_Exercise description_
Copy out all the records exactly.

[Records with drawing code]
>> start
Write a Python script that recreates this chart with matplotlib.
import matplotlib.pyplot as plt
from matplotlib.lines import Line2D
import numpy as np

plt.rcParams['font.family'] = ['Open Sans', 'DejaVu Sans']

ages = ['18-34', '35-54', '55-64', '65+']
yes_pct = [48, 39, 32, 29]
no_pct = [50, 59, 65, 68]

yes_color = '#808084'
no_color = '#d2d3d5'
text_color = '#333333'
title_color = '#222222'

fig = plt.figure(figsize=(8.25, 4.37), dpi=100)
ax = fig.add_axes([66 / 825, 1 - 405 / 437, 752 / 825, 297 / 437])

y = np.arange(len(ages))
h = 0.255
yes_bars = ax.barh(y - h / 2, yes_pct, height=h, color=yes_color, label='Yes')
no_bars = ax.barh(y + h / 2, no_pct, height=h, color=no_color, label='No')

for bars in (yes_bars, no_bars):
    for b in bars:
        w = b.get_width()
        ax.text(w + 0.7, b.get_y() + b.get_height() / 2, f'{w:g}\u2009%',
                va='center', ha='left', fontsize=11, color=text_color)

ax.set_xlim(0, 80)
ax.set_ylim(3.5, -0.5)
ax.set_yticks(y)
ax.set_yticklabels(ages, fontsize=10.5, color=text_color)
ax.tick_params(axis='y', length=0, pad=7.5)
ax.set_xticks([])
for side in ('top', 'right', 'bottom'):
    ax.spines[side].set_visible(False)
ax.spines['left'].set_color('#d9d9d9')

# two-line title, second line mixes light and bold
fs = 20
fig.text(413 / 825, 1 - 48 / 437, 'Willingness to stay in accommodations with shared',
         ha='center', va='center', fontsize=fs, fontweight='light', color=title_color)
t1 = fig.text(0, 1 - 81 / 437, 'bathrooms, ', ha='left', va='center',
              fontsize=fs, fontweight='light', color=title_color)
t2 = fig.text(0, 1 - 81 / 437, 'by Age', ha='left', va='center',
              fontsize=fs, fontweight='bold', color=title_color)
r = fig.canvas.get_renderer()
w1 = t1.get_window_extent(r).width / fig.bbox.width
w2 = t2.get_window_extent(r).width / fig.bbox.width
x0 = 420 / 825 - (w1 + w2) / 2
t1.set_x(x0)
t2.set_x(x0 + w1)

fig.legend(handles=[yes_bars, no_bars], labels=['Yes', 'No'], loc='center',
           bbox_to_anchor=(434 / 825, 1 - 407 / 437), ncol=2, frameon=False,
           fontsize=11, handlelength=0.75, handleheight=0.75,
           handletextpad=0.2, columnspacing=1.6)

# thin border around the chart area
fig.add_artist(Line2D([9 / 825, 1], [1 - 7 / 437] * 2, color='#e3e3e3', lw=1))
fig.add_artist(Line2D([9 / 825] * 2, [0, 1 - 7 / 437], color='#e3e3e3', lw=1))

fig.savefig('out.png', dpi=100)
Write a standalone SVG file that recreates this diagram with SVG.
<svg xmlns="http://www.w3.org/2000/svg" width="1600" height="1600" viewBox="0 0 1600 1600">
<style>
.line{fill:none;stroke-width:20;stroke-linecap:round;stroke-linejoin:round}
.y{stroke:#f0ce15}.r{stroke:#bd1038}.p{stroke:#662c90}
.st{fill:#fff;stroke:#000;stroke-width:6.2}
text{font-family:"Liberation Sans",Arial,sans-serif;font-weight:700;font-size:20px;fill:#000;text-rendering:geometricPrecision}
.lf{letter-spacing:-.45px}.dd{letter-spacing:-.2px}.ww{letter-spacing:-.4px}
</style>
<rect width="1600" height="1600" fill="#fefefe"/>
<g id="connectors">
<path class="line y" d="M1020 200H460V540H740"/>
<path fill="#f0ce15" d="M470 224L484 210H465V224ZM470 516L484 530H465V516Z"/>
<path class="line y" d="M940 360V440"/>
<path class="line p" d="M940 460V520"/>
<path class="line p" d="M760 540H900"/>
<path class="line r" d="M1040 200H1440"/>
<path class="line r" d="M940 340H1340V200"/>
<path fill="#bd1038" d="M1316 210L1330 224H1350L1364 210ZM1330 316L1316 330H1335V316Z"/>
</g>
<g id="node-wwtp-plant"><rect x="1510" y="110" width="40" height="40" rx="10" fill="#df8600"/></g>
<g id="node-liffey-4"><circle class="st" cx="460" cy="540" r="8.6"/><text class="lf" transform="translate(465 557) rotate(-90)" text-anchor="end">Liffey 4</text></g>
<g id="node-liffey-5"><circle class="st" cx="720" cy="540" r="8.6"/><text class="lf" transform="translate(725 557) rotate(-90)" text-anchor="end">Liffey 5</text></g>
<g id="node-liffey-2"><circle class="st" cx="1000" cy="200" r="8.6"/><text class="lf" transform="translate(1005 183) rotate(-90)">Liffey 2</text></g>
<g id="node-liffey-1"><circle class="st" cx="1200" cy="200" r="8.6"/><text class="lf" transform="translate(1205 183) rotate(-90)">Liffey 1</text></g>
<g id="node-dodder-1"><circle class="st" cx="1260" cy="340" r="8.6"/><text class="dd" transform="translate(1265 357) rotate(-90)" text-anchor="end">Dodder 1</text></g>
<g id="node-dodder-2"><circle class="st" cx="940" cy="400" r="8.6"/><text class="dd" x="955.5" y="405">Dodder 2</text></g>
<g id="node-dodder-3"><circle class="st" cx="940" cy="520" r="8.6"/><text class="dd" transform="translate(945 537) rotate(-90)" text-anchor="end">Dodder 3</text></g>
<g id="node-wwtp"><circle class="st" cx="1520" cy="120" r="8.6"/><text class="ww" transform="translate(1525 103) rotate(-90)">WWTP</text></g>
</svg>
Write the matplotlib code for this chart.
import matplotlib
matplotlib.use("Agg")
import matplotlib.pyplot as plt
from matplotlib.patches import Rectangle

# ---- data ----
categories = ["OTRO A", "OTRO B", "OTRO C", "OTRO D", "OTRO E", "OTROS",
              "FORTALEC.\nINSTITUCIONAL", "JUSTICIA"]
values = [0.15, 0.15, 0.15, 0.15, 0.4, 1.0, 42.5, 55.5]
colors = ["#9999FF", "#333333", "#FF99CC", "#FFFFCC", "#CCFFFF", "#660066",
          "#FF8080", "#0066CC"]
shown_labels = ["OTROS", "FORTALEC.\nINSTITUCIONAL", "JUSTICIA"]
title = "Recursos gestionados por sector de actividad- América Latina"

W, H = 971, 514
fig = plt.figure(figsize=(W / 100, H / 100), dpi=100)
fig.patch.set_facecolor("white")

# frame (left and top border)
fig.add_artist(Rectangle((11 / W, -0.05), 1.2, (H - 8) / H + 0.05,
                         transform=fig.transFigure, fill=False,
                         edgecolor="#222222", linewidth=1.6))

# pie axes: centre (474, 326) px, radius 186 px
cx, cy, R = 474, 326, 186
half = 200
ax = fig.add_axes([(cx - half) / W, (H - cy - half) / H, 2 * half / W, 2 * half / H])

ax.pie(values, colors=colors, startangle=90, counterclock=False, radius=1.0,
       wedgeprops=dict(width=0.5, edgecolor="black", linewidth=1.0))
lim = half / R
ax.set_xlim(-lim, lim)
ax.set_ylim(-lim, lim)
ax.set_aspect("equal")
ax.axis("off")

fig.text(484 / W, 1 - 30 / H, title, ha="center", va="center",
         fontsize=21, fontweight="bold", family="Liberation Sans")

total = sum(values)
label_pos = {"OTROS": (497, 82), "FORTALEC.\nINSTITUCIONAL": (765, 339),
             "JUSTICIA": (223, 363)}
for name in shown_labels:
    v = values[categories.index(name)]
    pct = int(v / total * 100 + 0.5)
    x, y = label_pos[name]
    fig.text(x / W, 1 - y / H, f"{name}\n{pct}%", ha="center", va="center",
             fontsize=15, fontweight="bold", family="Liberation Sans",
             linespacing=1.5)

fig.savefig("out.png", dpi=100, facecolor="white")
>> end
_Solution to the exercise_
Write a Python script that recreates this chart with matplotlib.
import matplotlib.pyplot as plt
from matplotlib.lines import Line2D
import numpy as np

plt.rcParams['font.family'] = ['Open Sans', 'DejaVu Sans']

ages = ['18-34', '35-54', '55-64', '65+']
yes_pct = [48, 39, 32, 29]
no_pct = [50, 59, 65, 68]

yes_color = '#808084'
no_color = '#d2d3d5'
text_color = '#333333'
title_color = '#222222'

fig = plt.figure(figsize=(8.25, 4.37), dpi=100)
ax = fig.add_axes([66 / 825, 1 - 405 / 437, 752 / 825, 297 / 437])

y = np.arange(len(ages))
h = 0.255
yes_bars = ax.barh(y - h / 2, yes_pct, height=h, color=yes_color, label='Yes')
no_bars = ax.barh(y + h / 2, no_pct, height=h, color=no_color, label='No')

for bars in (yes_bars, no_bars):
    for b in bars:
        w = b.get_width()
        ax.text(w + 0.7, b.get_y() + b.get_height() / 2, f'{w:g}\u2009%',
                va='center', ha='left', fontsize=11, color=text_color)

ax.set_xlim(0, 80)
ax.set_ylim(3.5, -0.5)
ax.set_yticks(y)
ax.set_yticklabels(ages, fontsize=10.5, color=text_color)
ax.tick_params(axis='y', length=0, pad=7.5)
ax.set_xticks([])
for side in ('top', 'right', 'bottom'):
    ax.spines[side].set_visible(False)
ax.spines['left'].set_color('#d9d9d9')

# two-line title, second line mixes light and bold
fs = 20
fig.text(413 / 825, 1 - 48 / 437, 'Willingness to stay in accommodations with shared',
         ha='center', va='center', fontsize=fs, fontweight='light', color=title_color)
t1 = fig.text(0, 1 - 81 / 437, 'bathrooms, ', ha='left', va='center',
              fontsize=fs, fontweight='light', color=title_color)
t2 = fig.text(0, 1 - 81 / 437, 'by Age', ha='left', va='center',
              fontsize=fs, fontweight='bold', color=title_color)
r = fig.canvas.get_renderer()
w1 = t1.get_window_extent(r).width / fig.bbox.width
w2 = t2.get_window_extent(r).width / fig.bbox.width
x0 = 420 / 825 - (w1 + w2) / 2
t1.set_x(x0)
t2.set_x(x0 + w1)

fig.legend(handles=[yes_bars, no_bars], labels=['Yes', 'No'], loc='center',
           bbox_to_anchor=(434 / 825, 1 - 407 / 437), ncol=2, frameon=False,
           fontsize=11, handlelength=0.75, handleheight=0.75,
           handletextpad=0.2, columnspacing=1.6)

# thin border around the chart area
fig.add_artist(Line2D([9 / 825, 1], [1 - 7 / 437] * 2, color='#e3e3e3', lw=1))
fig.add_artist(Line2D([9 / 825] * 2, [0, 1 - 7 / 437], color='#e3e3e3', lw=1))

fig.savefig('out.png', dpi=100)
Write a standalone SVG file that recreates this diagram with SVG.
<svg xmlns="http://www.w3.org/2000/svg" width="1600" height="1600" viewBox="0 0 1600 1600">
<style>
.line{fill:none;stroke-width:20;stroke-linecap:round;stroke-linejoin:round}
.y{stroke:#f0ce15}.r{stroke:#bd1038}.p{stroke:#662c90}
.st{fill:#fff;stroke:#000;stroke-width:6.2}
text{font-family:"Liberation Sans",Arial,sans-serif;font-weight:700;font-size:20px;fill:#000;text-rendering:geometricPrecision}
.lf{letter-spacing:-.45px}.dd{letter-spacing:-.2px}.ww{letter-spacing:-.4px}
</style>
<rect width="1600" height="1600" fill="#fefefe"/>
<g id="connectors">
<path class="line y" d="M1020 200H460V540H740"/>
<path fill="#f0ce15" d="M470 224L484 210H465V224ZM470 516L484 530H465V516Z"/>
<path class="line y" d="M940 360V440"/>
<path class="line p" d="M940 460V520"/>
<path class="line p" d="M760 540H900"/>
<path class="line r" d="M1040 200H1440"/>
<path class="line r" d="M940 340H1340V200"/>
<path fill="#bd1038" d="M1316 210L1330 224H1350L1364 210ZM1330 316L1316 330H1335V316Z"/>
</g>
<g id="node-wwtp-plant"><rect x="1510" y="110" width="40" height="40" rx="10" fill="#df8600"/></g>
<g id="node-liffey-4"><circle class="st" cx="460" cy="540" r="8.6"/><text class="lf" transform="translate(465 557) rotate(-90)" text-anchor="end">Liffey 4</text></g>
<g id="node-liffey-5"><circle class="st" cx="720" cy="540" r="8.6"/><text class="lf" transform="translate(725 557) rotate(-90)" text-anchor="end">Liffey 5</text></g>
<g id="node-liffey-2"><circle class="st" cx="1000" cy="200" r="8.6"/><text class="lf" transform="translate(1005 183) rotate(-90)">Liffey 2</text></g>
<g id="node-liffey-1"><circle class="st" cx="1200" cy="200" r="8.6"/><text class="lf" transform="translate(1205 183) rotate(-90)">Liffey 1</text></g>
<g id="node-dodder-1"><circle class="st" cx="1260" cy="340" r="8.6"/><text class="dd" transform="translate(1265 357) rotate(-90)" text-anchor="end">Dodder 1</text></g>
<g id="node-dodder-2"><circle class="st" cx="940" cy="400" r="8.6"/><text class="dd" x="955.5" y="405">Dodder 2</text></g>
<g id="node-dodder-3"><circle class="st" cx="940" cy="520" r="8.6"/><text class="dd" transform="translate(945 537) rotate(-90)" text-anchor="end">Dodder 3</text></g>
<g id="node-wwtp"><circle class="st" cx="1520" cy="120" r="8.6"/><text class="ww" transform="translate(1525 103) rotate(-90)">WWTP</text></g>
</svg>
Write the matplotlib code for this chart.
import matplotlib
matplotlib.use("Agg")
import matplotlib.pyplot as plt
from matplotlib.patches import Rectangle

# ---- data ----
categories = ["OTRO A", "OTRO B", "OTRO C", "OTRO D", "OTRO E", "OTROS",
              "FORTALEC.\nINSTITUCIONAL", "JUSTICIA"]
values = [0.15, 0.15, 0.15, 0.15, 0.4, 1.0, 42.5, 55.5]
colors = ["#9999FF", "#333333", "#FF99CC", "#FFFFCC", "#CCFFFF", "#660066",
          "#FF8080", "#0066CC"]
shown_labels = ["OTROS", "FORTALEC.\nINSTITUCIONAL", "JUSTICIA"]
title = "Recursos gestionados por sector de actividad- América Latina"

W, H = 971, 514
fig = plt.figure(figsize=(W / 100, H / 100), dpi=100)
fig.patch.set_facecolor("white")

# frame (left and top border)
fig.add_artist(Rectangle((11 / W, -0.05), 1.2, (H - 8) / H + 0.05,
                         transform=fig.transFigure, fill=False,
                         edgecolor="#222222", linewidth=1.6))

# pie axes: centre (474, 326) px, radius 186 px
cx, cy, R = 474, 326, 186
half = 200
ax = fig.add_axes([(cx - half) / W, (H - cy - half) / H, 2 * half / W, 2 * half / H])

ax.pie(values, colors=colors, startangle=90, counterclock=False, radius=1.0,
       wedgeprops=dict(width=0.5, edgecolor="black", linewidth=1.0))
lim = half / R
ax.set_xlim(-lim, lim)
ax.set_ylim(-lim, lim)
ax.set_aspect("equal")
ax.axis("off")

fig.text(484 / W, 1 - 30 / H, title, ha="center", va="center",
         fontsize=21, fontweight="bold", family="Liberation Sans")

total = sum(values)
label_pos = {"OTROS": (497, 82), "FORTALEC.\nINSTITUCIONAL": (765, 339),
             "JUSTICIA": (223, 363)}
for name in shown_labels:
    v = values[categories.index(name)]
    pct = int(v / total * 100 + 0.5)
    x, y = label_pos[name]
    fig.text(x / W, 1 - y / H, f"{name}\n{pct}%", ha="center", va="center",
             fontsize=15, fontweight="bold", family="Liberation Sans",
             linespacing=1.5)

fig.savefig("out.png", dpi=100, facecolor="white")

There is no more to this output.